I would recommend you read our research report, The Future of Data Center Storage. ($79-a-year subscription required.)

29 Responses to “Are You Ready for Open-Source Hardware?”

  1. Roger Weeks

    I wonder what the power and cooling requirements for these shelves are. How “green” are they? I don’t see how you’d replace a defective drive without taking a whole shelf offline, either.

  2. I’ve read this article as well as their blog and had a few questions:

    * Even with 6 fans, I wonder how much heat does each box generate and whether 6 fans is enough to cool the system.
    * From the vimeo video as well as the flickr snapshots, I noticed that the disks are very close to one another. I wonder how easy maintenance is for these types of setup. I also didn’t noticed a way for a way for the drives to be ejected easily (in case of drive failure).

    Great article and product / idea though. I’d be very interested to learn more how they handle outages (if any)

  3. Interesting hardware design and it’s good they are publishing the details. However, it would be a lot more useful if they would also distribute the open-source stack they are using, including its configuration: Linux, JFS, etc.

    And of course they are not giving away the real secret sauce referred to at the end: the higher level software stack that maps a backup request into specific encrypted blocks on a storage server, including de-duplication, incremental storage, etc.

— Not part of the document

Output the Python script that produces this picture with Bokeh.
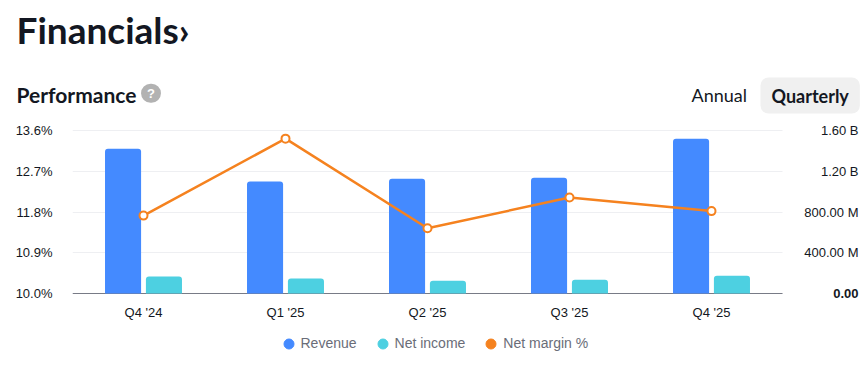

  4. This is really an interesting topic. Specifically, I find it fascinating to witness the adoption curve of these sorts of things.

    I did some work for Vyatta (enterprise grade routing & security on Intel hardware) on business development into the ISP’s and service providers (similarly, large consumers of networking as-well as storage). It quickly comes down to a few things:

    – Customers will not be early adopters simply because due to disruptive economics, the entire solution needs to be there before they jump… as-in all the esoteric features which make the products truly deployable & manageable.

    – Despite closed hardware/systems being ridiculously expensive on a $$/horsepower basis, users have grown accustom to their “form” and have a hard time getting past this sort of “if it walks like a duck, it must be a duck” mentality. For example, because servers typically use hard drives for storage (even if RAID/redundant), people have a hard time considering them for use as a networking utility… because routers don’t have drives! It’s all psychological, as often a router sits next to a server with an equally mission critical function running on it.

    – Not surprisingly, this “nobody gets fired for using Cisco, EMC, NetApp” phenomenon leads “bigger” customers to be slower… opens the door for groups like Backblaze to disrupt…

    From what I have seen firsthand @ big customers, there is a ton of opportunity to build “closed-open hardware appliances” for these sorts of open solutions. ie: adaptations of intel hardware into form factors which more closely resemble their closed-system counterparts.

    • Hahnfield

      It is clear that Backblaze expects some ODMs in Asia or other new hardware start ups to build on their design so that more people will have a chance to buy big storage cheaper.

      The way the company described to me, they are giving away the whole shebang including the code and SDK so people can build on the whole system. I think that is what makes this more disruptive than usual.

      Thanks for your awesome comment. Enjoyed learning from you.

      • I just wanted to clarify that we are giving away the complete design for the Backblaze Storage Pods (which is the hardware plus the software stack that brings it online) but not an SDK or the code for the online backup service itself.

        Appreciate the perspectives and comments,

        Gleb Budman
        CEO, Backblaze

    • The big part missing from the analysis is support: NetApp, Sun (with ZFS and storage products) and others will all deliver bugfixes with some sort of SLA, as well as hardware support, none of which you get with a build your own approach. BackBlaze are providing their own hardware and software support, which makes sense as their volumes are so enormous – those with less need for storage may find commercial offerings are better.

      This is also why people pay for Red Hat Enterprise Linux (RHEL) support when they can get virtually identical software (down to the bugs and fixes) from CentOS, who rebuild every release of RHEL from source. Part of the support payments to Red Hat is to fund Linux kernel developers. Novell does something similar of course with SUSE Linux.

      Depending on volume of storage and in-house guruhood, it can pay to in-source support of hardware and/or software.

  5. Is this chart on an apples-to-apples basis?

    My understanding is that when you buy a ‘gigabyte’ on S3 you are actually getting multiple redundant copies of that gigabyte, whereas if you buy a gigabyte of RAID, it is only 1 gigabyte.

    So you would need to multiply any of the storage solutions by a multiple of 2x to 3x to even it up.

    Then there are labor costs, etc, but that is footnoted correctly in the chart.

  6. During my storage-networking days a few years back, I remember working on a storage product called as the “Cube” – similar in concept that storage is in modular blocks, self-contained although not in the business model….
    The difference between Raw & EMC is astronomical – certainly an opportunity for the model to permeate. May be it could be a spin of the Freemium model (a post from Om earlier talked about the Freemium model –

  7. Market disruption aside, Backblaze has effected a marketing coup. Did you ever hear about them before? I had no inkling I could get unlimited online storage for $5 a month. WOW and more WOW! If my instincts are right, people will burst their door jambs out to get in as customers.